Friday, February 6, 2009

RDC and Risk Management

By Mark Brousseau

On January 14, 2009, the FFIEC (Federal Financial Institution Examination Council) published long-awaited guidance on “Risk Management of Remote Deposit Capture.”

This guidance defines Remote Deposit Capture (RDC) as a “deposit transaction delivery system” rather than simply as a new service. It talks about RDC in terms of information received by a financial institution from checks sent electonically from remotely located businesses and individuals, as well as the financial institution’s branches, automated teller machines (ATMs), and domestic and foreign correspondents. However, it focuses primarily on RDC deployed at a customer location.

RDC introduces some new risks and increases some existing risks in processing deposits, says Kathy Levin, AAP, managing director, Payments Information Circle (404-478-3491, Some financial institutions have begun offering the service without fully understanding the risks involved in RDC, she notes.

“The guidance addresses expectations for identifying, assessing and mitigating risk and discusses roles and responsibilities in implementing and operating RDC in a financial institution,” Levin told me. “It makes it clear that, as with any new payment delivery system offered, there should be no implementation of these services without management oversight, compliance/internal audit involvement and board approval.”

Levin adds that the guidance addresses the necessary elements of an RDC risk management program and provides strategic, credit/underwriting, vendor management, legal and compliance, fraud management, and operational and implementation direction for financial institutions. It also emphasizes the importance of adequate risk management at the remote locations, she says.

“Many financial institutions implemented RDC quickly and experienced rapid adoption of the service,” Levin says. “Some may need to go back and revise their policies and procedures to ensure they are in line with the new guidance.”

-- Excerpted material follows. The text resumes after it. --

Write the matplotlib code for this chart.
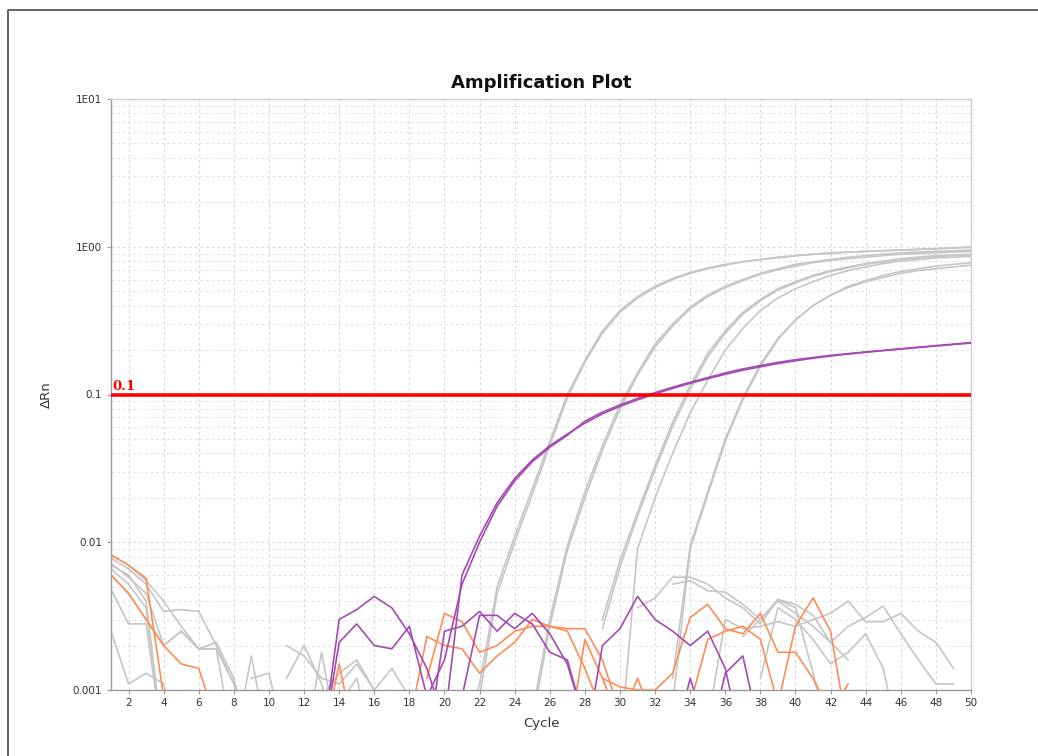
import matplotlib
matplotlib.use("Agg")
import numpy as np
from matplotlib import pyplot as plt
from matplotlib.lines import Line2D
from matplotlib.ticker import FixedLocator, FixedFormatter, LogLocator, NullFormatter

# each trace is a list of (first_cycle, values) pieces; gaps = negative dRn dropped on log axis
gray_traces = [
    [(1, [0.0078, 0.0066, 0.0052, 0.0034, 0.0035, 0.0034, 0.0020, 0.0011, 0.0004]),
     (21, [0.0004, 0.0011, 0.0050, 0.011, 0.023, 0.048, 0.10, 0.17, 0.27, 0.37, 0.46, 0.54, 0.61, 0.67,
           0.72, 0.76, 0.79, 0.82, 0.85, 0.87, 0.89, 0.91, 0.92, 0.93, 0.94, 0.95, 0.96, 0.97, 0.98, 1.0])],
    [(1, [0.0082, 0.0070, 0.0055, 0.0040, 0.0027, 0.0019, 0.0019, 0.0011, 0.0004]),
     (21, [0.0004, 0.0009, 0.0045, 0.0100, 0.021, 0.045, 0.095, 0.165, 0.26, 0.36, 0.45, 0.53, 0.60, 0.66,
           0.71, 0.75, 0.79, 0.82, 0.84, 0.87, 0.89, 0.90, 0.92, 0.93, 0.94, 0.95, 0.96, 0.97, 0.98, 0.99])],
    [(1, [0.0070, 0.0060, 0.0040, 0.0004]),
     (25, [0.0007, 0.0030, 0.0095, 0.022, 0.045, 0.085, 0.14, 0.22, 0.30, 0.39, 0.47, 0.54, 0.60, 0.66,
           0.71, 0.76, 0.79, 0.82, 0.85, 0.87, 0.89, 0.91, 0.92, 0.93, 0.94, 0.95])],
    [(1, [0.0066, 0.0052, 0.0036, 0.0004]),
     (25, [0.0006, 0.0027, 0.0088, 0.020, 0.042, 0.080, 0.135, 0.21, 0.29, 0.38, 0.46, 0.53, 0.59, 0.65,
           0.70, 0.74, 0.78, 0.81, 0.83, 0.85, 0.87, 0.89, 0.90, 0.91, 0.92, 0.93])],
    [(1, [0.0060, 0.0045, 0.0030, 0.0020, 0.0025, 0.0019, 0.0019, 0.0004]),
     (29, [0.0030, 0.0075, 0.016, 0.033, 0.065, 0.115, 0.19, 0.27, 0.36, 0.44, 0.52, 0.58, 0.64, 0.69,
           0.73, 0.77, 0.80, 0.83, 0.85, 0.87, 0.88, 0.89])],
    [(29, [0.0026, 0.0068, 0.015, 0.031, 0.061, 0.108, 0.18, 0.26, 0.35, 0.43, 0.51, 0.57, 0.63, 0.68,
           0.72, 0.76, 0.79, 0.82, 0.84, 0.86, 0.87, 0.88])],
    [(30, [0.0004, 0.009, 0.020, 0.040, 0.075, 0.125, 0.20, 0.28, 0.37, 0.45, 0.52, 0.58, 0.64, 0.69,
           0.73, 0.77, 0.80, 0.82, 0.84, 0.85, 0.86])],
    [(1, [0.0025, 0.0011, 0.0013, 0.0011, 0.0004]),
     (33, [0.0012, 0.0095, 0.022, 0.050, 0.095, 0.16, 0.24, 0.32, 0.40, 0.47, 0.53, 0.58, 0.62, 0.66,
           0.69, 0.71, 0.73, 0.75])],
    [(33, [0.0008, 0.0090, 0.021, 0.048, 0.092, 0.155, 0.235, 0.32, 0.40, 0.47, 0.54, 0.59, 0.64, 0.68,
           0.71, 0.74, 0.76, 0.78])],
    # no amplification
    [(1, [0.0048, 0.0028, 0.0028, 0.0004]),
     (31, [0.0036, 0.0042, 0.0058, 0.0058, 0.0052, 0.0042, 0.0036, 0.0028, 0.0041, 0.0038, 0.0032,
           0.0021, 0.0016])],
    [(1, [0.0072, 0.0058, 0.0045, 0.0020, 0.0025, 0.0019, 0.0021, 0.0012, 0.0004]),
     (33, [0.0052, 0.0055, 0.0047, 0.0046, 0.0038, 0.0030, 0.0041, 0.0036, 0.0013, 0.0004])],
    [(35, [0.0006, 0.0030, 0.0026, 0.0027, 0.0029, 0.0027, 0.0030, 0.0033, 0.0040, 0.0029, 0.0029,
           0.0033, 0.0025, 0.0021, 0.0014])],
    [(37, [0.0023, 0.0030, 0.0040, 0.0033, 0.0027, 0.0021, 0.0027, 0.0031, 0.0037, 0.0024, 0.0016,
           0.0011, 0.0011])],
    [(38, [0.0012, 0.0036, 0.0030, 0.0022, 0.0015, 0.0018, 0.0024, 0.0014, 0.0004])],
    [(8, [0.0004, 0.0017, 0.0004]), (9, [0.0012, 0.0013, 0.0004])],
    [(11, [0.0020, 0.0017, 0.0012, 0.0011, 0.0015, 0.0010, 0.0004])],
    [(11, [0.0012, 0.0020, 0.0011, 0.0004]), (12, [0.0004, 0.0018, 0.0004])],
    [(13, [0.0009, 0.0013, 0.0016, 0.0010, 0.0014, 0.0009, 0.0004])],
    [(14, [0.0008, 0.0012, 0.0004])],
]

purple_traces = [
    [(13, [0.0004, 0.0021, 0.0028, 0.0020, 0.0019, 0.0027, 0.0009, 0.0016, 0.0052, 0.0100, 0.0175,
           0.026, 0.035, 0.044, 0.053, 0.066, 0.076, 0.085, 0.094, 0.103, 0.112, 0.121, 0.130, 0.140,
           0.149, 0.157, 0.165, 0.172, 0.178, 0.184, 0.189, 0.194, 0.199, 0.204, 0.209, 0.214, 0.219,
           0.225])],
    [(13, [0.0004, 0.0030, 0.0035, 0.0043, 0.0036, 0.0024, 0.0014, 0.0006, 0.0060, 0.0110, 0.0185,
           0.027, 0.036, 0.045, 0.054, 0.064, 0.074, 0.083, 0.092, 0.101, 0.110, 0.119, 0.128, 0.137,
           0.146, 0.154, 0.162, 0.169, 0.176, 0.182, 0.188, 0.193, 0.198, 0.203, 0.208, 0.213, 0.218,
           0.223])],
    [(19, [0.0004, 0.0025, 0.0027, 0.0034, 0.0025, 0.0033, 0.0028, 0.0018, 0.0016, 0.0006])],
    [(21, [0.0009, 0.0032, 0.0032, 0.0026, 0.0033, 0.0024, 0.0015, 0.0006]),
     (28, [0.0004, 0.0020, 0.0026, 0.0043, 0.0030, 0.0025, 0.0020, 0.0025, 0.0014, 0.0004])],
    [(33, [0.0004, 0.0012, 0.0005]), (35, [0.0004, 0.0013, 0.0017, 0.0005])],
]

orange_traces = [
    [(1, [0.0082, 0.0070, 0.0057, 0.0009]), (13, [0.0004, 0.0015, 0.0004]),
     (27, [0.0004, 0.0022, 0.0012, 0.0006])],
    [(29, [0.0012, 0.00105, 0.0010, 0.0010, 0.0013, 0.0031, 0.0038, 0.0026, 0.0024, 0.0033, 0.0018,
           0.0018, 0.0012, 0.0007]),
     (30, [0.0006, 0.0012, 0.0006])],
    [(1, [0.0060, 0.0045, 0.0030, 0.0020, 0.0015, 0.0014, 0.0006]),
     (18, [0.0006, 0.0023, 0.0020, 0.0019, 0.0013, 0.0017, 0.0021, 0.0030, 0.0027, 0.0026, 0.0026,
           0.0016, 0.0007])],
    [(19, [0.0012, 0.0033, 0.0029, 0.0018, 0.0020, 0.0025, 0.0027, 0.0027, 0.0025, 0.0014, 0.0007])],
    [(34, [0.0008, 0.0022, 0.0025, 0.0027, 0.0022, 0.0008, 0.0027, 0.0042, 0.0025, 0.0005]),
     (42, [0.0007, 0.0011])],
]

threshold = 0.1
y_ticks = [0.001, 0.01, 0.1, 1.0, 10.0]
y_tick_labels = ["0.001", "0.01", "0.1", "1E00", "1E01"]
x_ticks = list(range(2, 51, 2))

W, H = 1038, 756
fig = plt.figure(figsize=(W / 100, H / 100), dpi=100)
fig.patch.set_facecolor("white")
ax = fig.add_axes([111 / W, 1 - 690 / H, (971 - 111) / W, (690 - 99) / H])

# outer frame (top + left edge only visible)
fig.add_artist(Line2D([8 / W, 8 / W, 1.0], [0.0, 1 - 10 / H, 1 - 10 / H],
                      transform=fig.transFigure, color="#555555", lw=1.3))


def draw(traces, color, lw=1.2, z=2):
    for trace in traces:
        for start, vals in trace:
            xs = np.arange(start, start + len(vals))
            ax.plot(xs, vals, color=color, lw=lw, zorder=z, solid_joinstyle="round")


draw(gray_traces, "#c6c6c6", z=2)
draw(orange_traces, "#ff8c55", z=3)
draw(purple_traces, "#a54ab5", z=4)

ax.axhline(threshold, color="#ff0000", lw=2.6, zorder=5)
ax.text(1.05, threshold * 1.02, "0.1", color="#ff0000", fontsize=9.5, fontweight="bold",
        family="DejaVu Serif", ha="left", va="bottom", zorder=6)

ax.set_yscale("log")
ax.set_xlim(1, 50)
ax.set_ylim(0.001, 10)
ax.yaxis.set_major_locator(FixedLocator(y_ticks))
ax.yaxis.set_major_formatter(FixedFormatter(y_tick_labels))
ax.yaxis.set_minor_locator(LogLocator(base=10, subs=np.arange(2, 10)))
ax.yaxis.set_minor_formatter(NullFormatter())
ax.set_xticks(x_ticks)

ax.grid(True, which="major", color="#d9d9d9", ls=(0, (2.5, 2.5)), lw=0.8)
ax.grid(True, which="minor", axis="y", color="#e2e2e2", ls=(0, (2.5, 2.5)), lw=0.8)
ax.set_axisbelow(True)

for side in ["top", "right"]:
    ax.spines[side].set_color("#cfcfcf")
ax.spines["left"].set_color("#9a9a9a")
ax.spines["bottom"].set_color("#9a9a9a")
for s in ax.spines.values():
    s.set_linewidth(1.0)

ax.tick_params(axis="both", which="major", labelsize=7.5, colors="#9a9a9a", labelcolor="#333333",
               length=3, width=0.8)
ax.tick_params(axis="y", which="minor", length=0)
ax.tick_params(axis="x", pad=3)

ax.set_xlabel("Cycle", fontsize=9.5, color="#333333", labelpad=6)
ax.set_ylabel("\u0394Rn", fontsize=9.5, color="#333333", labelpad=14)
fig.text((111 + 971) / 2 / W, 1 - 83 / H, "Amplification Plot", ha="center", va="center",
         fontsize=13, fontweight="bold", color="#111111")

fig.savefig("out.png", dpi=100)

In addition to the suggestions contained within the guidance itself, Levin says financial institutions will need to utilize information contained in the FFIEC Bank Secrecy Act/Anti-Money Laundering (BSA/AML) Examination Manual, Interagency Guidance on Authentication in an Internet Banking Environment, Interagency Guidelines Establishing Information Security Standards, and sections of the FFIEC IT Examination Handbook, including the Information Security Booklet, the Management Booklet, the Outsourcing Technology Services Booklet, the Business Continuity Planning Booklet, and the Operations Booklet, to ensure compliance in specific areas.